C**** The parameters defining those 2 approximations are tabulated.
C****
C**** Note: No attempt is made to find the longterm trends for urban
C**** and rural combination separately; using the difference only
C**** minimizes the impact of short term regional events that
C**** affect both rural and urban stations, hence cancel out.
Squidly (22:11:06) :
1) Rather recently, a company has successful begun the manufacturing of a solar film that is extremely efficient by comparison to typical silicon, and much cheaper.
Yeah, very promising. Saw projections of 5 cents / kWhr.
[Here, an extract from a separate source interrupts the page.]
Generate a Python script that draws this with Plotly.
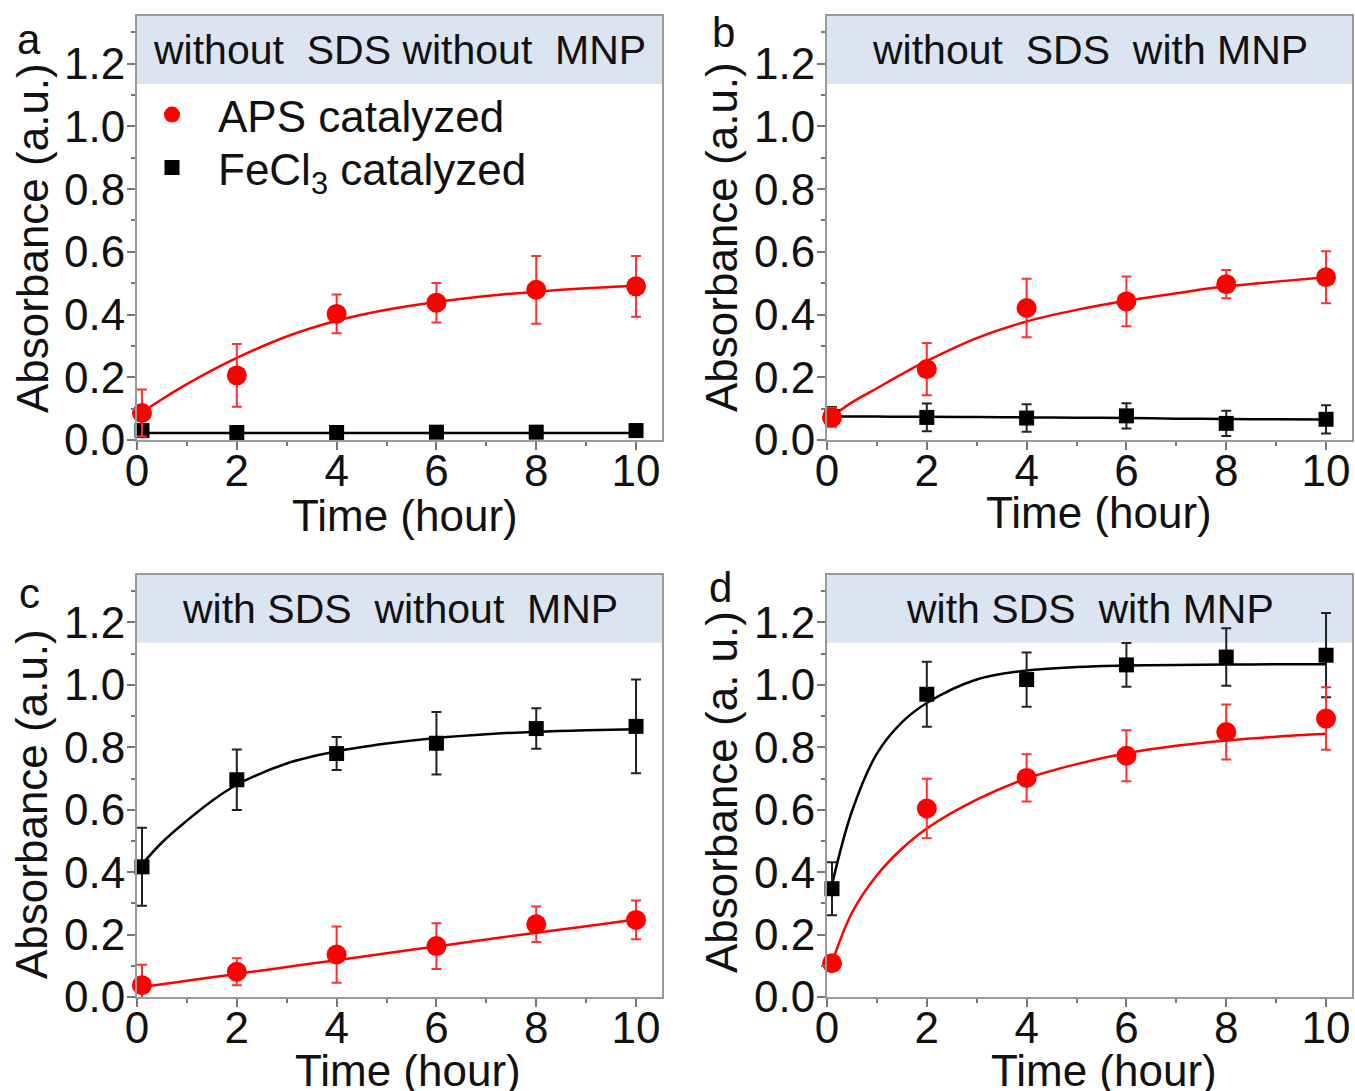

IF they can hit the numbers, this is a serious ‘game changer’.
2) Researchers at MIT recently discovered a polymer that very efficiently separates H and O from H2O with very low electrical power consumption.
Interesting. Had not heard about it. I presume it is this:
http://www.sciam.com/article.cfm?id=hydrogen-power-on-the-cheap
turned up in a google search. For a ‘downer man…’ point of view, see:
http://www.dailykos.com/story/2008/8/5/143320/8009
Now, the idea. Take #1 to collect electrical power and couple that to #2 to produce hydrogen that one could store almost indefinitely. Obtain an efficient hydrogen combustion electrical generator, and Viola! One could theoretically run their entire household off of the sun in a practical and affordable manner. Then, purchase an electric car, or plug-in hybrid, and you have essentially provided for all of your energy needs indefinitely.
The issues I see:
1) It’s all new. Often the road from idea to product dashes many hopes.
2) You don’t want hydrogen combustion, you want a hydrogen fuel cell. Much better though more expensive.
3) There is an engineering question of what’s more efficient: Plug in HEV or a direct H fuel cell vehicle. Implementation nit at most.
Generally, yes. IFF what they project is valid, you can do this. IF. Hydrogen is not an energy source, but it is an ‘ok’ battery. (Bit low on density and storage either takes BIG tanks, fancy hydrides, or one heck of a lot of pressure or cold. Better for stationary than for vehicles; but workable for both.)